PS: I think it’s probably more over the last 15 years. I mean Salford and Manchester has always been pretty multicultural as far back as sort of 50’s and even before that. I mean we had Salford docks and people coming to Salford from all over the world, so, we’ve had immigrants here since 1800’s. We had a tribe of Indians called the Salford Sioux Indians who fought at the battle of Little Big Horn who stayed in Salford. They came here with the Buffalo Bill travelling circus event and liked it that much that they ended up staying here and marrying in to the community, so, there’s people walking around Salford around from with Native American blood in them! Yeah so, it’s always been a very much cultural place but I think over the last 10 or 15 years the influx of immigrants has made the city and the country, a much more vibrant and exciting place.
RNR: What do you think about Black Lives Matter Movement?
I think it was good thing, BLM. I think it brought awareness of these issues. So many people just didn’t get it all, which is a bit sad but at least it brought awareness, you know? Where I’m from is quite a white, working class area so, I’ve got people I know from school on social media and you see them spouting nonsense, and it absolute nonsense. Baseless claims about immigration and desperately trying to belittle the movement. Marcus Rashford, for example, this young black footballer from Wythenshawe, who grew up not being fed during school breaks. His family were very poor so, he had to get fed at school during holidays as his family couldn’t afford to feed him. Now look at him. He is one of the best players in the country, on a lot of money, who’s now single handedly fighting the government because of this morally bankrupt government refusing to pay for poorer kids school meals again over the Holidays. So, I just want to say, well done Marcus Rashford, because he’s taking on this sorry excuse of a Prime Minister. Look at all the stick Rashford gets for trying to help hungry kids! Sometimes I can’t help but feel some of the ire directed at him is a race thing. Very sad.
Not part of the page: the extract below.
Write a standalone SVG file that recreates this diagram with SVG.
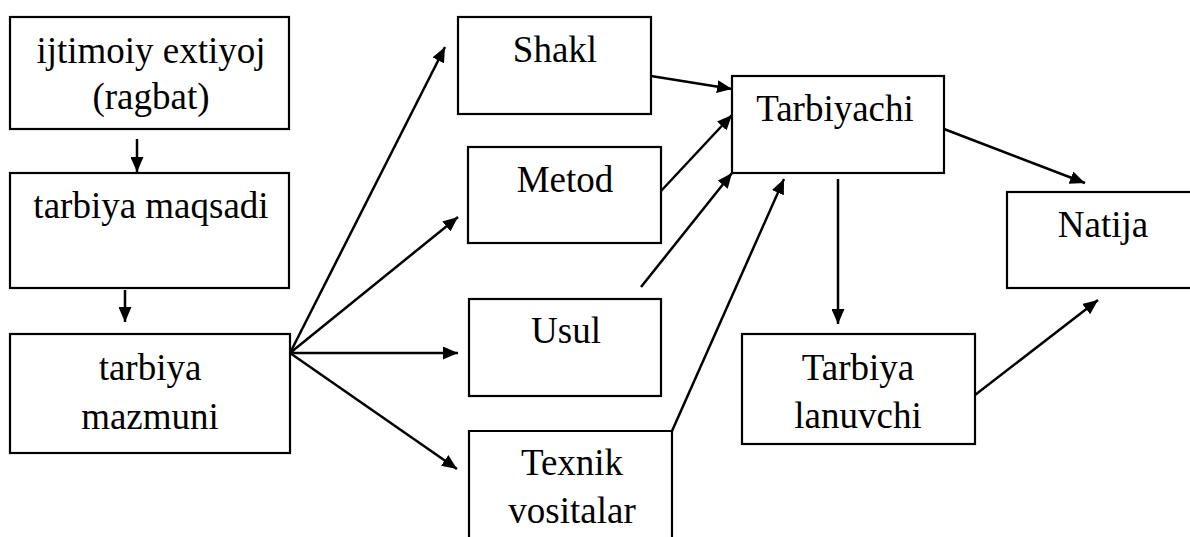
<svg xmlns="http://www.w3.org/2000/svg" width="1190" height="537" viewBox="0 0 1190 537" font-family="'Liberation Serif', 'Times New Roman', serif">
<defs>
<style>
.box{fill:#fff;stroke:#000;stroke-width:2.2}
.c{stroke:#000;stroke-width:2.5;fill:none}
</style>
<marker id="ah" markerUnits="userSpaceOnUse" markerWidth="15" markerHeight="13" refX="15" refY="6.5" orient="auto">
<path d="M0,0 L15,6.5 L0,13 z" fill="#000"/>
</marker>
</defs>
<rect width="1190" height="537" fill="#fff"/>
<g id="n1"><rect class="box" x="10" y="17" width="279" height="112"/><text x="151" y="63" font-family="Times New Roman, Liberation Serif, serif" font-size="37" text-anchor="middle">ijtimoiy extiyoj</text><text x="151" y="109" font-family="Times New Roman, Liberation Serif, serif" font-size="37" text-anchor="middle">(ragbat)</text></g>
<g id="n2"><rect class="box" x="10" y="173" width="279" height="115"/><text x="151" y="218" font-family="Times New Roman, Liberation Serif, serif" font-size="37" text-anchor="middle">tarbiya maqsadi</text></g>
<g id="n3"><rect class="box" x="10" y="334" width="280" height="119"/><text x="150" y="380" font-family="Times New Roman, Liberation Serif, serif" font-size="37" text-anchor="middle">tarbiya</text><text x="150" y="429" font-family="Times New Roman, Liberation Serif, serif" font-size="37" text-anchor="middle">mazmuni</text></g>
<g id="n4"><rect class="box" x="458" y="17" width="193" height="97"/><text x="555" y="62" font-family="Times New Roman, Liberation Serif, serif" font-size="37" text-anchor="middle">Shakl</text></g>
<g id="n5"><rect class="box" x="468" y="147" width="193" height="96"/><text x="565" y="192" font-family="Times New Roman, Liberation Serif, serif" font-size="37" text-anchor="middle">Metod</text></g>
<g id="n6"><rect class="box" x="469" y="299" width="192" height="97"/><text x="566" y="343" font-family="Times New Roman, Liberation Serif, serif" font-size="37" text-anchor="middle">Usul</text></g>
<g id="n7"><path class="box" d="M469,540 L469,431 L672,431 L672,540"/><text x="572" y="475" font-family="Times New Roman, Liberation Serif, serif" font-size="37" text-anchor="middle">Texnik</text><text x="572" y="523" font-family="Times New Roman, Liberation Serif, serif" font-size="37" text-anchor="middle">vositalar</text></g>
<g id="n8"><rect class="box" x="732" y="76" width="212" height="97"/><text x="835" y="121" font-family="Times New Roman, Liberation Serif, serif" font-size="37" text-anchor="middle">Tarbiyachi</text></g>
<g id="n9"><rect class="box" x="1007" y="192" width="190" height="96"/><text x="1103" y="237" font-family="Times New Roman, Liberation Serif, serif" font-size="37" text-anchor="middle">Natija</text></g>
<g id="n10"><rect class="box" x="742" y="334" width="233" height="110"/><text x="858" y="380" font-family="Times New Roman, Liberation Serif, serif" font-size="37" text-anchor="middle">Tarbiya</text><text x="858" y="428" font-family="Times New Roman, Liberation Serif, serif" font-size="37" text-anchor="middle">lanuvchi</text></g>
<g id="connectors" class="c" marker-end="url(#ah)">
<line x1="137" y1="139" x2="137" y2="172"/>
<line x1="125" y1="290" x2="125" y2="322"/>
<line x1="290" y1="353" x2="445" y2="47"/>
<line x1="290" y1="353" x2="458" y2="217"/>
<line x1="290" y1="353" x2="458" y2="353"/>
<line x1="290" y1="353" x2="457" y2="469"/>
<line x1="651" y1="76" x2="732" y2="89"/>
<line x1="661" y1="191" x2="732" y2="115"/>
<line x1="641" y1="287" x2="732" y2="173"/>
<line x1="672" y1="431" x2="784" y2="179"/>
<line x1="838" y1="179" x2="838" y2="324"/>
<line x1="944" y1="129" x2="1085" y2="183"/>
<line x1="975" y1="395" x2="1098" y2="300"/>
</g>
</svg>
RNR: For example, related with those people that you have been seeing on Facebook, what is your perception of why they consider Black Lives Matter a movement that is not important to them?
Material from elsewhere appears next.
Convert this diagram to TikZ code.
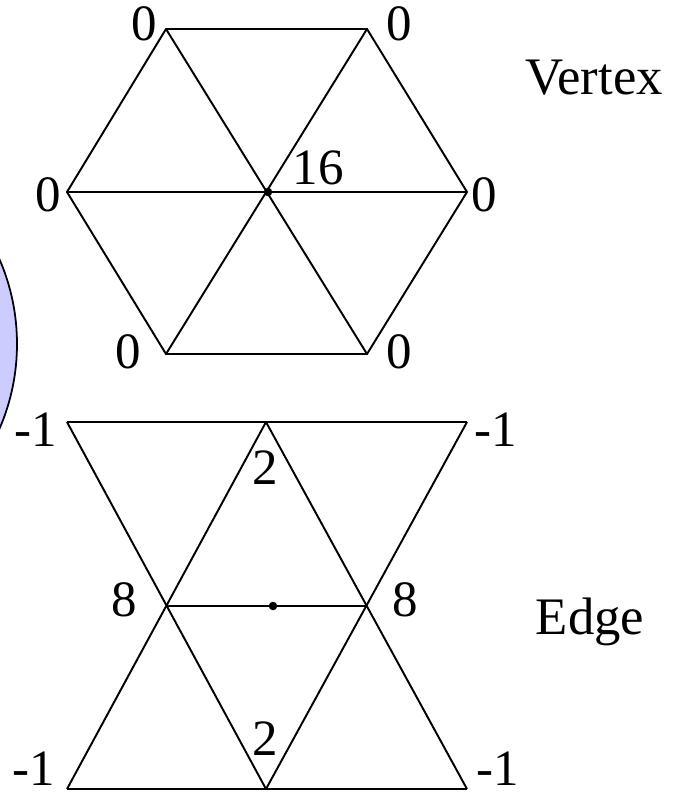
\documentclass[tikz,border=0pt]{standalone}
\usepackage{fontspec}
\setmainfont{Liberation Serif}
\usepackage{tikz}

\tikzset{
  lbl/.style={inner sep=0pt,font=\fontsize{29}{34}\selectfont},
  ttl/.style={inner sep=0pt,font=\fontsize{30}{36}\selectfont},
  mesh/.style={line width=1.1pt,line join=miter},
  pt/.style={fill=black,circle,inner sep=0pt,minimum size=0.17cm}
}

\begin{document}
\begin{tikzpicture}[x=0.02cm,y=-0.02cm]
\useasboundingbox (0,0) rectangle (691,797);
% part of the circle cut by the page edge
\begin{scope}
\clip (0,0) rectangle (691,797);
\draw[line width=1pt,fill={rgb,255:red,204;green,204;blue,255}] (-196,344) circle[radius=213];
\end{scope}

% vertex stencil
\coordinate (hv0) at (166,29);
\coordinate (hv1) at (367,29);
\coordinate (hv2) at (467,192);
\coordinate (hv3) at (367,354);
\coordinate (hv4) at (166,354);
\coordinate (hv5) at (67,192);
\coordinate (hc) at (268,192);
\draw[mesh] (hv0)--(hv1)--(hv2)--(hv3)--(hv4)--(hv5)--cycle;
\draw[mesh] (hv0)--(hv3);
\draw[mesh] (hv1)--(hv4);
\draw[mesh] (hv5)--(hv2);
\node[pt] (hdot) at (hc) {};
\node[lbl] (l0) at (144,24) {0};
\node[lbl] (l1) at (399,24) {0};
\node[lbl] (l2) at (484,195) {0};
\node[lbl] (l3) at (399,352) {0};
\node[lbl] (l4) at (128,352) {0};
\node[lbl] (l5) at (48,195) {0};
\node[lbl] (lc) at (318,168) {16};
\node[ttl] (vt) at (594,78) {Vertex};

% edge stencil
\coordinate (et0) at (67,422);
\coordinate (et1) at (266,422);
\coordinate (et2) at (467,422);
\coordinate (em0) at (166,606);
\coordinate (em1) at (366,606);
\coordinate (eb0) at (67,789);
\coordinate (eb1) at (266,789);
\coordinate (eb2) at (467,789);
\draw[mesh] (et0)--(et2);
\draw[mesh] (eb0)--(eb2);
\draw[mesh] (em0)--(em1);
\draw[mesh] (et0)--(eb1);
\draw[mesh] (et1)--(eb0);
\draw[mesh] (et1)--(eb2);
\draw[mesh] (et2)--(eb1);
\node[pt] (edot) at (273,606) {};
\node[lbl] (k0) at (36,430) {-1};
\node[lbl] (k1) at (496,430) {-1};
\node[lbl] (k2) at (34,769) {-1};
\node[lbl] (k3) at (498,769) {-1};
\node[lbl] (k4) at (124,600) {8};
\node[lbl] (k5) at (405,600) {8};
\node[lbl] (k6) at (265,468) {2};
\node[lbl] (k7) at (265,739) {2};
\node[ttl] (et) at (590,622) {Edge};
\end{tikzpicture}
\end{document}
PS: I think the older, white people get scared of young black men for some reason. Boomer types from affluent areas. I don’t know what it is that scares them but it seems to be that they are very afraid of this movement. I don’t really understand it at all. They are always trying to belittle the good work that’s being done. Accusing people of ‘virtue signalling’ and repeatedly saying ‘all lives matter’.
RNR: Would you find an element of racism in those comments?
PS: Yeah, absolutely. Inherent racism and to some degree sometimes a lack of understanding. Sometimes a bit of both. It can be a lack of education also. This obviously needs addressing in society.
RNR: What would you say, for example, about the evolution of racism in this city? Trying to understand the fact that those people react against this BLM movement…
PS: I wouldn’t say Manchester is racist. There are racists everywhere, in every place, in every city, but generally speaking Manchester has always been not like that, and I still think for certain it is not like that. But then there are few more dotted about because they’ve been given some form of legitimacy by Brexit, by Boris Johnson, by these people in power, by the way things are going you know, fascist views are being more easily integrated and accepted in society so, that is happening but at the same time I still think Manchester will always be a left wing city.
RNR: Have you been protesting with the Black Lives Matter movement?
PS: I didn’t go to the Manchester protest, because at the time it was full lockdown and the peak of the pandemic, which I was a bit paranoid about so didn’t really want to be around lots of other people. But, from what I saw in video footage, everyone was well behaved, peaceful and people were socially distant.
RNR: So, would you go in a protest since now on?
PS: Yeah, definitely. I was at one with my partner last weekend, the People’s Assembly. It turned out well and personally I feel less paranoid about being in big groups of people now than I did a few months ago.